UPDATE: This was our annual April Fools Day story. We hope you enjoyed it. It is not true.
Local jails will begin serving crickets in response to regional food shortages with plans to even start farming the insects on detention-center properties to make the program self-sustaining, authorities said Friday.
A $2.5 million pilot program in Alabama was successful enough to start spreading the cricket solution to detention centers throughout Georgia and the Carolinas, including the Augusta-Aiken area, said Grace Hopper with the Food Services division of the U.S. Department of Corrections.
“We know there will be some hesitation to embrace cricket meals, but the burgeoning edible insect industry churns out many healthy and tasty treats, including protein bars, pastas and chips made from insects,” Hopper said.
During his trip to Belgium, President Biden announced that the U.S., along with many European countries, will be impacted by food shortages following the sanctions that were placed on Russia.
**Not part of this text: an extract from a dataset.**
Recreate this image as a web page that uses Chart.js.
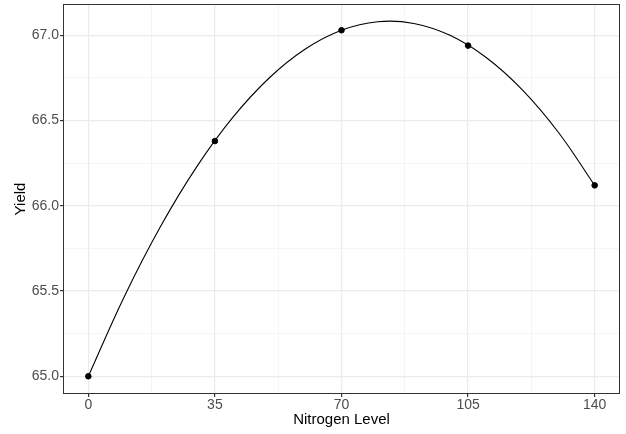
<!DOCTYPE html>
<html>
<head>
<meta charset="utf-8">
<script src="https://cdn.jsdelivr.net/npm/chart.js@4/dist/chart.umd.min.js"></script>
<style>
  html, body { margin: 0; padding: 0; background: #fff; }
  canvas { display: block; }
</style>
</head>
<body>
<canvas id="yieldChart" width="626" height="434"></canvas>
<script>
// observed means
var nitrogen = [0, 35, 70, 105, 140];
var yieldObs = [65.00, 66.38, 67.03, 66.94, 66.12];

// fitted curve
var curveX = [0, 10, 20, 30, 40, 50, 60, 70, 80, 90, 100, 110, 120, 130, 140];
var curveY = [65.00, 65.47, 65.88, 66.23, 66.52, 66.75, 66.92, 67.03, 67.08, 67.07, 67.00, 66.87, 66.68, 66.43, 66.12];

// axis ticks (major get labels, minor only grid)
var xMajor = [0, 35, 70, 105, 140];
var xMinor = [17.5, 52.5, 87.5, 122.5];
var yMajor = [65.0, 65.5, 66.0, 66.5, 67.0];
var yMinor = [65.25, 65.75, 66.25, 66.75];

var fontFamily = "'Liberation Sans', Arial, Helvetica, sans-serif";

function toPoints(xs, ys) {
    return xs.map(function (x, i) { return { x: x, y: ys[i] }; });
}

function isMajor(list, v) {
    return list.some(function (m) { return Math.abs(m - v) < 1e-9; });
}

var panelBorder = {
    id: 'panelBorder',
    afterDraw: function (chart) {
        var a = chart.chartArea, ctx = chart.ctx;
        ctx.save();
        ctx.strokeStyle = '#333333';
        ctx.lineWidth = 1;
        ctx.strokeRect(Math.round(a.left) + 0.5, Math.round(a.top) + 0.5,
            Math.round(a.right - a.left) - 1, Math.round(a.bottom - a.top) - 1);
        ctx.restore();
    }
};

function gridFor(majors) {
    return {
        color: function (c) { return isMajor(majors, c.tick.value) ? '#EBEBEB' : '#F3F3F3'; },
        lineWidth: function (c) { return isMajor(majors, c.tick.value) ? 1.2 : 0.8; },
        tickColor: function (c) { return isMajor(majors, c.tick.value) ? '#333333' : 'rgba(0,0,0,0)'; },
        tickLength: 3,
        drawTicks: true
    };
}

var config = {
    type: 'scatter',
    data: {
        datasets: [
            {
                label: 'observed',
                data: toPoints(nitrogen, yieldObs),
                backgroundColor: '#000000',
                borderColor: '#000000',
                pointRadius: 2.8,
                pointHoverRadius: 2.8,
                showLine: false
            },
            {
                label: 'fit',
                data: toPoints(curveX, curveY),
                borderColor: '#000000',
                borderWidth: 1.1,
                pointRadius: 0,
                showLine: true,
                fill: false,
                tension: 0.4
            }
        ]
    },
    options: {
        responsive: false,
        animation: false,
        layout: { padding: { top: 4, right: 6, left: 0, bottom: 0 } },
        plugins: {
            legend: { display: false },
            tooltip: { enabled: false }
        },
        scales: {
            x: {
                type: 'linear',
                min: -7,
                max: 147,
                afterBuildTicks: function (s) {
                    s.ticks = xMajor.concat(xMinor).sort(function (a, b) { return a - b; })
                        .map(function (v) { return { value: v }; });
                },
                afterFit: function (s) {
                    s.height = 40;
                    s.paddingLeft = 0;
                    s.paddingRight = 0;
                },
                grid: gridFor(xMajor),
                border: { display: false },
                ticks: {
                    autoSkip: false,
                    maxRotation: 0,
                    padding: 0,
                    color: '#4D4D4D',
                    font: { family: fontFamily, size: 14 },
                    callback: function (v) { return isMajor(xMajor, v) ? String(v) : ''; }
                },
                title: {
                    display: true,
                    text: 'Nitrogen Level',
                    color: '#000000',
                    font: { family: fontFamily, size: 15 },
                    padding: { top: 0, bottom: 5 }
                }
            },
            y: {
                type: 'linear',
                min: 64.896,
                max: 67.184,
                afterBuildTicks: function (s) {
                    s.ticks = yMajor.concat(yMinor).sort(function (a, b) { return a - b; })
                        .map(function (v) { return { value: v }; });
                },
                afterFit: function (s) {
                    s.width = 63;
                    s.paddingTop = 0;
                    s.paddingBottom = 0;
                },
                grid: gridFor(yMajor),
                border: { display: false },
                ticks: {
                    autoSkip: false,
                    padding: 1,
                    color: '#4D4D4D',
                    font: { family: fontFamily, size: 14 },
                    callback: function (v) { return isMajor(yMajor, v) ? v.toFixed(1) : ''; }
                },
                title: {
                    display: true,
                    text: 'Yield',
                    color: '#000000',
                    font: { family: fontFamily, size: 15 },
                    padding: { top: 12, bottom: 0 }
                }
            }
        }
    },
    plugins: [panelBorder]
};

var ctx = document.getElementById('yieldChart').getContext('2d');
var chart = new Chart(ctx, config);
</script>
</body>
</html>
County detention centers are the first to see the impact, since jails are often the last on the priority list for food distributors.
On a positive note, a survey of detainees at the test Alabama facilities showed that 78 percent of inmates enjoyed the eco-conscious meals and preferred them to the food normally served, the press release says.
An implementation timeline and list of impacted detention facilities in our area are expected to be released later Friday afternoon, the spokesperson said in a press release.
The Biden administration has been pushing the jail cricket program since raising insects produces fewer greenhouse gas and uses less water and space than beef, chicken and pork. Bugs are also good sources of protein, fiber and fatty acids.